8) Jeff Korte (.250/3 XBH/10 RBIs)/Jacob Campbell (.194/2 XBH/4 RBIs) - Obviously, this has turned into a bit of a platoon situation. The trick with any platoon is making the right call about who to start any given day and so far, Hartleb has been pretty successful when choosing between these two. Both players have had outstanding moments, both offensively and defensively, this season.
Christ on Korte:"He's become a lot more consistent laying off pitches out of the zone and staying back on balls through the middle of the field. Plus, he's done a nice job of working with Campbell."
Christ on Campbell:"The game has really slowed down for him. He hasn't even begun to scratch the surface of how good he can be. Baseball people across the nation will know his name before he's done here at Illinois."
9) Grant Van Scoy, 3B (.377/4 XBH/6 RBIs) - As I said in the season preview, defensively, Van Scoy, a junior-college transfer, ranked right there with Massey and Troike as elite defenders. But Van Scoy's bat, which had been VERY productive at the junior-college level, lagged behind. Now, we are seeing the kind of numbers - at least average-wise - that Van Scoy produced at the JUCO level.

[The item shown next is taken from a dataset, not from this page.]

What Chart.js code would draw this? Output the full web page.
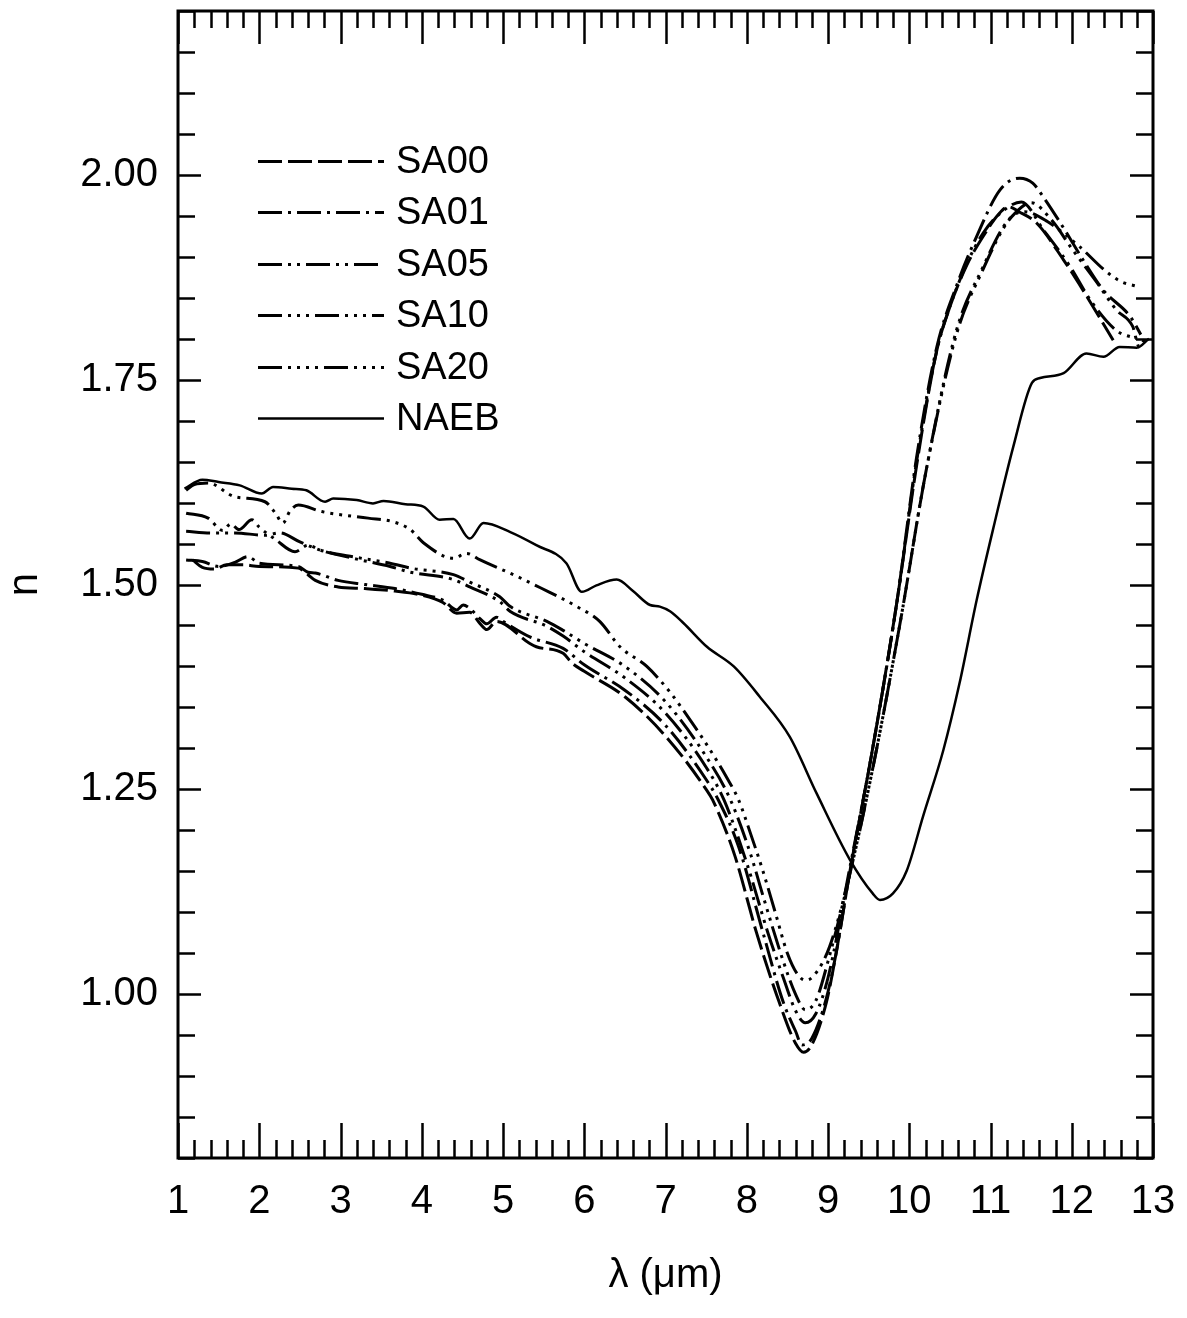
<!DOCTYPE html>
<html>
<head>
<meta charset="utf-8">
<script src="https://cdn.jsdelivr.net/npm/chart.js@4.4.0/dist/chart.umd.min.js"></script>
<style>
html,body{margin:0;padding:0;background:#fff;}
#wrap{width:1187px;height:1318px;}
</style>
</head>
<body>
<div id="wrap"><canvas id="c" width="1187" height="1318"></canvas></div>
<script>
// ---- data (wavelength in µm, refractive index n) ----
const seriesNames = ['SA00', 'SA01', 'SA05', 'SA10', 'SA20', 'NAEB'];
const xTickLabels = [1, 2, 3, 4, 5, 6, 7, 8, 9, 10, 11, 12, 13];
const yTickLabels = [1.00, 1.25, 1.50, 1.75, 2.00];

const SA00 = [[1.18,1.530],[1.3,1.521],[1.45,1.519],[1.6,1.524],[1.8,1.524],[2.0,1.522],[2.48,1.520],[2.6,1.512],[2.69,1.505],[2.97,1.497],[3.3,1.495],[3.67,1.492],[4.0,1.487],[4.26,1.478],[4.43,1.465],[4.59,1.466],[4.72,1.452],[4.8,1.445],[4.92,1.455],[5.33,1.428],[5.41,1.424],[5.74,1.416],[5.85,1.404],[6.0,1.394],[6.5,1.363],[7.0,1.315],[7.5,1.250],[7.58,1.237],[7.85,1.170],[8.12,1.075],[8.4,0.990],[8.6,0.940],[8.7,0.929],[8.8,0.938],[8.98,0.990],[9.1,1.050],[9.27,1.150],[9.55,1.300],[9.85,1.480],[10.09,1.645],[10.34,1.786],[10.5,1.839],[10.71,1.890],[10.91,1.925],[11.1,1.952],[11.22,1.961],[11.35,1.955],[11.57,1.941],[11.9,1.896],[12.14,1.859],[12.51,1.798]];

const SA01 = [[1.1,1.530],[1.3,1.528],[1.5,1.522],[1.7,1.527],[1.86,1.534],[2.0,1.526],[2.48,1.522],[2.6,1.515],[2.69,1.514],[2.97,1.505],[3.3,1.500],[3.67,1.495],[4.0,1.488],[4.26,1.481],[4.43,1.469],[4.51,1.475],[4.59,1.471],[4.72,1.458],[4.8,1.452],[4.92,1.460],[5.0,1.455],[5.33,1.436],[5.74,1.422],[6.0,1.402],[6.5,1.371],[7.0,1.328],[7.5,1.262],[7.65,1.237],[7.9,1.180],[8.2,1.075],[8.45,0.990],[8.6,0.955],[8.68,0.938],[8.8,0.946],[8.98,0.995],[9.1,1.050],[9.27,1.150],[9.55,1.300],[9.85,1.480],[10.09,1.655],[10.34,1.790],[10.58,1.864],[10.83,1.925],[11.12,1.982],[11.36,1.996],[11.52,1.990],[11.65,1.973],[11.9,1.935],[12.14,1.896],[12.39,1.859],[12.72,1.827],[12.85,1.805]];

const SA05 = [[1.1,1.565],[1.4,1.563],[1.7,1.563],[2.07,1.560],[2.25,1.563],[2.5,1.552],[2.75,1.542],[3.2,1.531],[3.61,1.522],[3.86,1.515],[4.39,1.506],[4.59,1.497],[4.96,1.479],[5.09,1.467],[5.54,1.449],[5.74,1.437],[6.0,1.418],[6.5,1.386],[7.0,1.343],[7.5,1.277],[7.72,1.237],[8.0,1.160],[8.26,1.075],[8.45,1.020],[8.6,0.980],[8.72,0.965],[8.85,0.976],[9.0,1.020],[9.27,1.155],[9.55,1.300],[9.85,1.480],[10.09,1.650],[10.34,1.786],[10.5,1.839],[10.71,1.892],[10.91,1.929],[11.12,1.953],[11.38,1.967],[11.65,1.933],[11.98,1.888],[12.23,1.847],[12.55,1.810],[12.8,1.800]];

const SA10 = [[1.1,1.587],[1.37,1.581],[1.55,1.566],[1.65,1.574],[1.75,1.567],[1.91,1.579],[2.0,1.570],[2.2,1.555],[2.44,1.540],[2.6,1.548],[2.75,1.542],[3.2,1.533],[3.61,1.526],[3.86,1.520],[4.39,1.512],[4.59,1.503],[4.96,1.485],[5.09,1.473],[5.54,1.455],[5.74,1.444],[6.0,1.428],[6.5,1.400],[7.0,1.357],[7.5,1.290],[7.8,1.237],[8.05,1.170],[8.2,1.120],[8.45,1.040],[8.6,1.000],[8.72,0.981],[8.85,0.992],[9.0,1.040],[9.3,1.160],[9.6,1.300],[9.9,1.460],[10.2,1.635],[10.58,1.805],[10.91,1.885],[11.16,1.935],[11.3,1.953],[11.5,1.966],[11.75,1.945],[12.0,1.910],[12.3,1.870],[12.55,1.835],[12.75,1.815],[12.83,1.790],[12.9,1.800]];

const SA20 = [[1.1,1.615],[1.2,1.622],[1.37,1.624],[1.7,1.607],[2.07,1.601],[2.2,1.587],[2.29,1.575],[2.38,1.590],[2.48,1.597],[2.77,1.589],[3.34,1.581],[3.63,1.577],[3.86,1.567],[4.02,1.551],[4.39,1.532],[4.55,1.538],[4.72,1.530],[5.17,1.510],[5.46,1.496],[5.91,1.473],[6.19,1.455],[6.44,1.424],[6.77,1.400],[7.06,1.368],[7.3,1.335],[7.55,1.298],[7.75,1.265],[7.9,1.237],[8.05,1.195],[8.2,1.150],[8.35,1.100],[8.5,1.050],[8.62,1.025],[8.72,1.017],[8.82,1.022],[9.02,1.058],[9.3,1.160],[9.6,1.300],[9.9,1.460],[10.2,1.635],[10.58,1.810],[10.91,1.888],[11.16,1.937],[11.3,1.952],[11.42,1.955],[11.7,1.943],[12.1,1.912],[12.4,1.884],[12.6,1.870],[12.8,1.864]];

const NAEB = [[1.08,1.617],[1.3,1.628],[1.5,1.625],[1.76,1.621],[2.03,1.611],[2.17,1.619],[2.4,1.617],[2.58,1.615],[2.81,1.601],[2.91,1.605],[3.2,1.603],[3.4,1.599],[3.53,1.602],[3.8,1.598],[4.02,1.595],[4.22,1.579],[4.39,1.580],[4.59,1.556],[4.76,1.575],[5.09,1.564],[5.41,1.548],[5.78,1.526],[5.97,1.491],[6.15,1.499],[6.4,1.506],[6.6,1.492],[6.81,1.475],[6.93,1.473],[7.06,1.467],[7.22,1.453],[7.51,1.424],[7.84,1.400],[8.16,1.363],[8.53,1.314],[8.86,1.245],[9.27,1.164],[9.55,1.123],[9.64,1.115],[9.8,1.123],[9.97,1.151],[10.17,1.217],[10.42,1.298],[10.62,1.380],[10.83,1.481],[11.05,1.575],[11.28,1.668],[11.51,1.746],[11.61,1.752],[11.9,1.758],[12.18,1.782],[12.39,1.778],[12.59,1.790],[12.8,1.789],[12.95,1.800]];

const seriesData = [SA00, SA01, SA05, SA10, SA20, NAEB];

// ---- styles ----
const dashes = [
  [24, 6],
  [24, 6, 3, 6],
  [24, 6, 3, 6, 3, 6],
  [24, 6, 3, 6, 3, 6, 3, 6],
  [24, 6, 3, 6, 3, 6, 3, 6, 3, 6],
  []
];
const FONT = "'Liberation Sans', Arial, Helvetica, sans-serif";

const datasets = seriesNames.map((name, i) => ({
  label: name,
  data: seriesData[i].map(p => ({x: p[0], y: p[1]})),
  showLine: true,
  borderColor: '#000',
  backgroundColor: '#000',
  borderWidth: i === 5 ? 2.5 : 3,
  borderDash: dashes[i],
  borderCapStyle: 'butt',
  pointRadius: 0,
  cubicInterpolationMode: 'monotone',
  fill: false
}));

const decor = {
  id: 'decor',
  afterDatasetsDraw(chart) {
    const {ctx, chartArea: a, scales} = chart;
    const x = scales.x, y = scales.y;
    ctx.save();
    ctx.strokeStyle = '#000';
    ctx.setLineDash([]);
    ctx.lineWidth = 3;
    ctx.strokeRect(a.left, a.top, a.right - a.left, a.bottom - a.top);
    ctx.lineWidth = 2.5;
    ctx.beginPath();
    const xMin = xTickLabels[0], xMax = xTickLabels[xTickLabels.length - 1];
    const nx = Math.round((xMax - xMin) / 0.2);
    for (let i = 0; i <= nx; i++) {
      const v = xMin + i * 0.2;
      const px = Math.round(x.getPixelForValue(v)) + 0.5;
      const major = i % 5 === 0;
      ctx.moveTo(px, a.bottom); ctx.lineTo(px, a.bottom - (major ? 35 : 18));
      ctx.moveTo(px, a.top); ctx.lineTo(px, a.top + (major ? 33 : 17));
    }
    const ny = Math.round((y.max - y.min) / 0.05);
    for (let i = 0; i <= ny; i++) {
      const v = y.min + i * 0.05;
      const py = Math.round(y.getPixelForValue(v)) + 0.5;
      const major = yTickLabels.some(t => Math.abs(t - v) < 1e-6);
      const l = major ? 23 : 17;
      ctx.moveTo(a.left, py); ctx.lineTo(a.left + l, py);
      ctx.moveTo(a.right, py); ctx.lineTo(a.right - l, py);
    }
    ctx.stroke();

    // legend (inside plot, upper left)
    ctx.font = '38px ' + FONT;
    ctx.fillStyle = '#000';
    ctx.textBaseline = 'middle';
    ctx.textAlign = 'left';
    const x0 = 258, x1 = 384, tx = 396, y0 = 161, dy = 51.4;
    chart.data.datasets.forEach((ds, i) => {
      const yy = Math.round(y0 + i * dy) + 0.5;
      ctx.beginPath();
      ctx.lineWidth = ds.borderWidth;
      ctx.setLineDash(ds.borderDash);
      ctx.moveTo(x0, yy); ctx.lineTo(x1, yy);
      ctx.stroke();
      ctx.setLineDash([]);
      ctx.fillText(ds.label, tx, yy + 1);
    });
    ctx.restore();
  }
};

new Chart(document.getElementById('c'), {
  type: 'scatter',
  data: { datasets },
  plugins: [decor],
  options: {
    responsive: false,
    devicePixelRatio: 1,
    animation: false,
    layout: { padding: { left: 0, top: 11, right: 34, bottom: 0 } },
    plugins: { legend: { display: false }, tooltip: { enabled: false } },
    scales: {
      x: {
        type: 'linear',
        min: 1, max: 13,
        grid: { display: false },
        border: { display: false },
        afterBuildTicks: s => { s.ticks = xTickLabels.map(v => ({value: v})); },
        afterFit: s => { s.height = 160; s.paddingLeft = 0; s.paddingRight = 0; },
        ticks: {
          color: '#000', padding: 12, maxRotation: 0, autoSkip: false,
          font: { family: FONT, size: 40 },
          callback: v => String(v)
        },
        title: {
          display: true, text: 'λ (μm)', color: '#000',
          font: { family: FONT, size: 40 }, padding: { top: 0, bottom: 18 }
        }
      },
      y: {
        type: 'linear',
        min: 0.8, max: 2.2,
        grid: { display: false },
        border: { display: false },
        afterBuildTicks: s => { s.ticks = yTickLabels.map(v => ({value: v})); },
        afterFit: s => { s.width = 178; s.paddingTop = 0; s.paddingBottom = 0; },
        ticks: {
          color: '#000', padding: 12, autoSkip: false,
          font: { family: FONT, size: 40 },
          callback: v => Number(v).toFixed(2)
        },
        title: {
          display: true, text: 'n', color: '#000',
          font: { family: FONT, size: 42 }, padding: { top: 0, bottom: 0 }
        }
      }
    }
  }
});
</script>
</body>
</html>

Christ on Van Scoy:"He was up-and-down early, kind of like last year. But lately, he's just been locked in. And he's done it with a pretty simple approach, just staying straight to the ball. And he's one of those seniors like Taylor and Yalowitz and Korte who will do whatever it takes to win the game."
"Our depth is what has sustained us through these injuries," Christ said. "The guys have really embraced this "next man up" approach, both in terms of what we're trying to do offensively and in terms of doing a job."
Ah yes, the hated Squawkeyes. Any discussion about Iowa has to start with head coach Rick Heller. When the Iowa job came open in 2013 there were a lot of familiar Midwest baseball names that were bandied about. A lot of folks thought maybe the Iowa administration had missed their primary target and were perhaps scrambling. Nope, they were just waiting for Rick Heller to come home. And come home he did, taking the Hawkeyes to the NCAA tournament in his second season and again two years later. Heller is one of just nine coaches nationwide to have taken three different NCAA Division I teams to the NCAA tournament.
The 2019 version of #Hellerball has been a bit inconsistent. They own a series victory over No. 19 Oklahoma State (in Stillwater no less), but they also dropped a non-conference series to Evansville and were swept last weekend by Indiana.
Since an 18-run explosion at Evansville on March 9, the Hawkeyes have averaged just 3.09 runs per game. They managed just four total runs against Indiana and their high - seven runs - came against NCAA Division III school Simpson.
Pitching-wise, the Hawkeyes arms will strike out their fair share of hitters (9.3 Ks/9 innings - second best in the Big 10), but they also walks a lot of hitters (5.39 BBs/9 innings - third worst in the conference).
Still, at the end of the day this is Iowa. This is a remarkably similar situation to a year ago when the Illini, coming into this very same weekend, were ranked No. 22 in the country. And Iowa traveled over to Champaign and took the series by not allowing the Illini more than five runs in their two losses.